FDA to launch e-cigarette campaign to discourage use among youth

e-cigs

Hot on the heels of its proposal to lower nicotine levels in cigarettes, the U.S. Food and Drug Administration on Tuesday announced plans for an education campaign to discourage use of electronic cigarettes among youth.

The plan follows the agency's proposal last month to both lower nicotine in combustible cigarettes and extend by four years the date by which e-cigarette manufacturers will be required to apply for authorization to sell their products.

The extension means e-cigarette makers can sell their products for four more years before having to apply for permission to sell them.
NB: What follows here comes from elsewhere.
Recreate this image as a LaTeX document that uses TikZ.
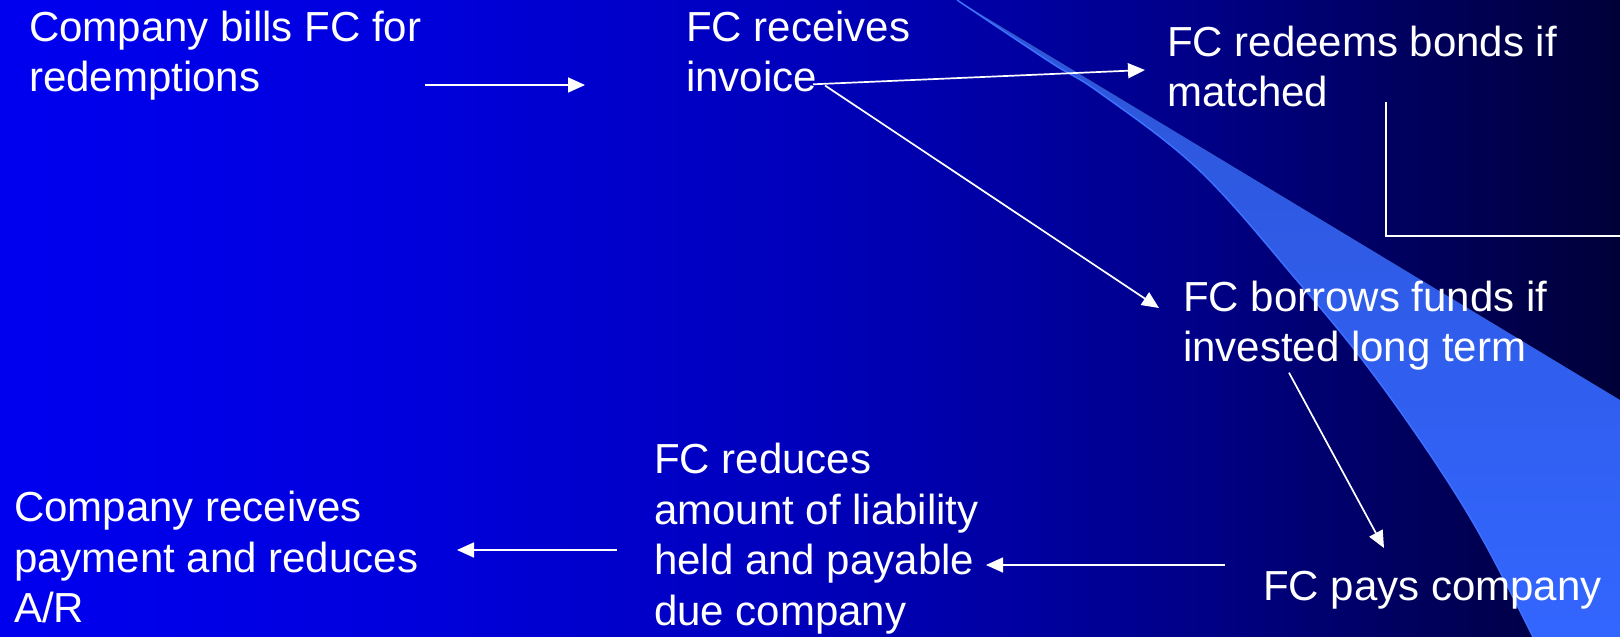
\documentclass[tikz,border=0pt]{standalone}
\usepackage{fontspec}
\setmainfont{Liberation Sans}
\usetikzlibrary{arrows.meta,calc}

\pgfdeclarehorizontalshading{slidebg}{100bp}{rgb(0bp)=(0,0,0.94); rgb(25bp)=(0,0,0.94); rgb(37bp)=(0,0,0.87); rgb(50bp)=(0,0,0.73); rgb(56bp)=(0,0,0.64); rgb(62bp)=(0,0,0.53); rgb(68bp)=(0,0,0.38); rgb(75bp)=(0,0,0.22); rgb(100bp)=(0,0,0.22)}

\definecolor{swooshtop}{RGB}{44,84,214}
\definecolor{swooshbot}{RGB}{51,102,255}
\definecolor{swooshedge}{RGB}{62,112,255}

\begin{document}
\begin{tikzpicture}[x=1pt, y=-1pt, >={Triangle[length=17pt,width=15pt]},
    txt/.style={anchor=base west, inner sep=0pt, align=left, text=white, font=\fontsize{42}{50.5}\selectfont},
    flow/.style={->, draw=white, line width=1.7pt}]

    % slide background
    \useasboundingbox (0,0) rectangle (1620,637);
    \path[shading=slidebg] (0,0) rectangle (1620,637);
    \fill[top color=swooshtop, bottom color=swooshbot] (957,0) -- (1620,400) -- (1620,637)
        -- plot[smooth, tension=0.6] coordinates {(1533,637) (1483,540) (1433,459) (1367,366) (1300,284) (1200,171) (1100,93) (1050,62) (957,0)} -- cycle;
    \draw[swooshedge, line width=1.5pt] plot[smooth, tension=0.6] coordinates {(1533,637) (1483,540) (1433,459) (1367,366) (1300,284) (1200,171) (1100,93) (1050,62) (957,0)};

    % nodes sit on the baseline of their last line
    \node[txt] (bills)    at (29,91.7)   {Company bills FC for\\redemptions};
    \node[txt] (receives) at (686,91.7)  {FC receives\\invoice};
    \node[txt] (redeems)  at (1167,106.7) {FC redeems bonds if\\matched};
    \node[txt] (borrows)  at (1183,361.7) {FC borrows funds if\\invested long term};
    \node[txt] (pays)     at (1263,600.7) {FC pays company};
    \node[txt] (reduces)  at (654,625.2) {FC reduces\\amount of liability\\held and payable\\due company};
    \node[txt] (getspaid) at (14,622.7)  {Company receives\\payment and reduces\\A/R};

    \coordinate (bills out)     at (425,85);
    \coordinate (receives in)   at (585,85);
    \coordinate (invoice out)   at (813,84.3);
    \coordinate (invoice diag)  at (825,85.5);
    \coordinate (redeems in)    at (1145,70);
    \coordinate (borrows in)    at (1159,308);
    \coordinate (matched out)   at (1386,101.7);
    \coordinate (off slide)     at (1620,236);
    \coordinate (borrows out)   at (1289,372.7);
    \coordinate (pays in)       at (1384,548);
    \coordinate (pays out)      at (1225,565);
    \coordinate (reduces in)    at (986,565);
    \coordinate (reduces out)   at (617,550);
    \coordinate (getspaid in)   at (457,550);

    \draw[flow] (bills out) -- (receives in);
    \draw[flow] (invoice out) -- (redeems in);
    \draw[flow] (invoice diag) -- (borrows in);
    \draw[white, line width=1.7pt] (matched out) |- (off slide);
    \draw[flow] (borrows out) -- (pays in);
    \draw[flow] (pays out) -- (reduces in);
    \draw[flow] (reduces out) -- (getspaid in);

\end{tikzpicture}
\end{document}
Its new policy "aims to strike a careful balance between the regulation of all tobacco products, and the opportunity to encourage development of innovative tobacco products that may be less dangerous than combustible cigarettes," FDA Commissioner Scott Gottlieb said in a statement.
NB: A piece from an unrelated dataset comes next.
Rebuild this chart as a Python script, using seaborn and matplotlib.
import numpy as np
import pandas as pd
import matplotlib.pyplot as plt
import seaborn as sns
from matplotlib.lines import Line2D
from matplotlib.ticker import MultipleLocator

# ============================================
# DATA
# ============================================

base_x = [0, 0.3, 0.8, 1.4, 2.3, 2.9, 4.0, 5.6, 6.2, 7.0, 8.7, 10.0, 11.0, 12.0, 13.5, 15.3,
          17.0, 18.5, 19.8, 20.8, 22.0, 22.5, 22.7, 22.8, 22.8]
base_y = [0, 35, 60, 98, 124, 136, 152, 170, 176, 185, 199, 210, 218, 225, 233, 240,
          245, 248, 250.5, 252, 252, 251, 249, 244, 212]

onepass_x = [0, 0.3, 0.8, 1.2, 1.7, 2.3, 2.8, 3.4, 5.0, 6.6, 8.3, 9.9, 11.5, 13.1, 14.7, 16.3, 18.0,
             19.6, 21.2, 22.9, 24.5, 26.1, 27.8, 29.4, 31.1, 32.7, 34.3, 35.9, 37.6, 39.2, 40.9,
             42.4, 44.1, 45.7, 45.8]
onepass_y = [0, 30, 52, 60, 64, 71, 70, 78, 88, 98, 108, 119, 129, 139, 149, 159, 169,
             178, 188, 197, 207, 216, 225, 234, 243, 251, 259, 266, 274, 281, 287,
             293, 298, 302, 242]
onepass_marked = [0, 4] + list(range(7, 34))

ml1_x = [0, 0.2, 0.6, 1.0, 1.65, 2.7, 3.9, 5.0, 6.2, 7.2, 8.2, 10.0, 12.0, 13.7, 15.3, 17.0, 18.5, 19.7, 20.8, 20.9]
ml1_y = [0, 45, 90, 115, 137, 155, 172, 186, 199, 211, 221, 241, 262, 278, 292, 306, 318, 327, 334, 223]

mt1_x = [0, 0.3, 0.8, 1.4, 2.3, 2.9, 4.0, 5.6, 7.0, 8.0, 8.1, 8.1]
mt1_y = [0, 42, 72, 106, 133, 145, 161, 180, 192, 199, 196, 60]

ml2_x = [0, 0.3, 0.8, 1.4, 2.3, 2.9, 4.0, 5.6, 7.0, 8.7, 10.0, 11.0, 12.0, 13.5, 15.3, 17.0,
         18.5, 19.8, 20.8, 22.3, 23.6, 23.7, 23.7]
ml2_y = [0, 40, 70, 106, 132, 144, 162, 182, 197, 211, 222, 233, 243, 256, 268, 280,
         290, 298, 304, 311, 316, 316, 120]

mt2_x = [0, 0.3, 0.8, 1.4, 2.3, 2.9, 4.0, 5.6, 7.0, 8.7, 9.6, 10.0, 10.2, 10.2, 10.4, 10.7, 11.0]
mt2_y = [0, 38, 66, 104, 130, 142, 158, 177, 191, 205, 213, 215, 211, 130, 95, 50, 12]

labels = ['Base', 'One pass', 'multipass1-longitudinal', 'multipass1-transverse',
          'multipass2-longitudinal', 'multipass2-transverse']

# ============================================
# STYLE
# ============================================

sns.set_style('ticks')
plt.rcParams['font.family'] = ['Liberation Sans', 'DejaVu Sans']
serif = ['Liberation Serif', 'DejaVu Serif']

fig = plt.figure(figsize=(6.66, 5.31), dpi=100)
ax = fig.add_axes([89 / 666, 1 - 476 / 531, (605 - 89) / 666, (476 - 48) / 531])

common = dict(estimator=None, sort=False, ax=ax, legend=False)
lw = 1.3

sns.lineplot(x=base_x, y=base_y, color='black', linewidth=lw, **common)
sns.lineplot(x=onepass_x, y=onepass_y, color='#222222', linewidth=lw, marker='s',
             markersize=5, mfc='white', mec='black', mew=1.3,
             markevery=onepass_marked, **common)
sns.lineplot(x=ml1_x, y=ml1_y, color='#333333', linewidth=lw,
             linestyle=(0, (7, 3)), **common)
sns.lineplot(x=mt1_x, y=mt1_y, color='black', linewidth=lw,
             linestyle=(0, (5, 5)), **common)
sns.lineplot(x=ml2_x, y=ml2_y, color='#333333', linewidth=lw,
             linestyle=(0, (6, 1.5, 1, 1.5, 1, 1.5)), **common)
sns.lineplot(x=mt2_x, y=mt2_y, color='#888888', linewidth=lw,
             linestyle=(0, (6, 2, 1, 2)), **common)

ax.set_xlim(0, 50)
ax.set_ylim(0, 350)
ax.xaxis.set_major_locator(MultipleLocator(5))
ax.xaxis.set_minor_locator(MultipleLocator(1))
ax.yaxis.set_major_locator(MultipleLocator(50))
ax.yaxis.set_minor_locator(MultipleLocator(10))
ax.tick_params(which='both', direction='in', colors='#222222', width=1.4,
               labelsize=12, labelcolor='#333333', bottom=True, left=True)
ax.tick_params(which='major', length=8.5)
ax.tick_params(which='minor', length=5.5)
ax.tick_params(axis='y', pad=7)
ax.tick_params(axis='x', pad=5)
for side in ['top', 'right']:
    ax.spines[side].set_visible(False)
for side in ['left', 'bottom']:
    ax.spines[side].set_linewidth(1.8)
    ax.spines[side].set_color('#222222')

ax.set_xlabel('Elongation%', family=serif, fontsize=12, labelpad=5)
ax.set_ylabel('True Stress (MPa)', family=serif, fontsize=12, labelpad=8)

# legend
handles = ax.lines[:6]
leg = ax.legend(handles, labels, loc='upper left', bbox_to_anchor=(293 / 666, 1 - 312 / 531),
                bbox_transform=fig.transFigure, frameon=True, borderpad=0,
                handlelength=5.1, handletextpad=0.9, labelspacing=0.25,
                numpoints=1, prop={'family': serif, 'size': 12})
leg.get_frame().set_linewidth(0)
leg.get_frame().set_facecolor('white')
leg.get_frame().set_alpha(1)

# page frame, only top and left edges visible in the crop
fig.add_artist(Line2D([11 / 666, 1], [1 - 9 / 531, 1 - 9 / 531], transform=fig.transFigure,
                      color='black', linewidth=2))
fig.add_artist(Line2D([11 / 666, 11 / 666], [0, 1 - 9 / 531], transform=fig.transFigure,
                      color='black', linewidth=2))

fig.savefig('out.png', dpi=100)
Gottlieb is walking a tightrope between satisfying the interests of public health advocates, who like the idea of lowering nicotine levels in cigarettes, and e-cigarette companies that have been lobbying for a lighter regulatory hand.

The FDA's public health campaign could go some way to mitigate concerns among public health advocates that the agency's extension of the compliance dates will allow products with flavors that may appeal to kids on the market longer than they might otherwise have been.

More than 2 million middle- and high-school students were current users of e-cigarettes and other vaping devices in 2016 and half of all middle and high school students who used a tobacco product of some sort used two or more.

The education campaign will be part of the agency's "The Real Cost" campaign to discourage cigarette use and begin this fall. A full-scale campaign will be launched in 2018.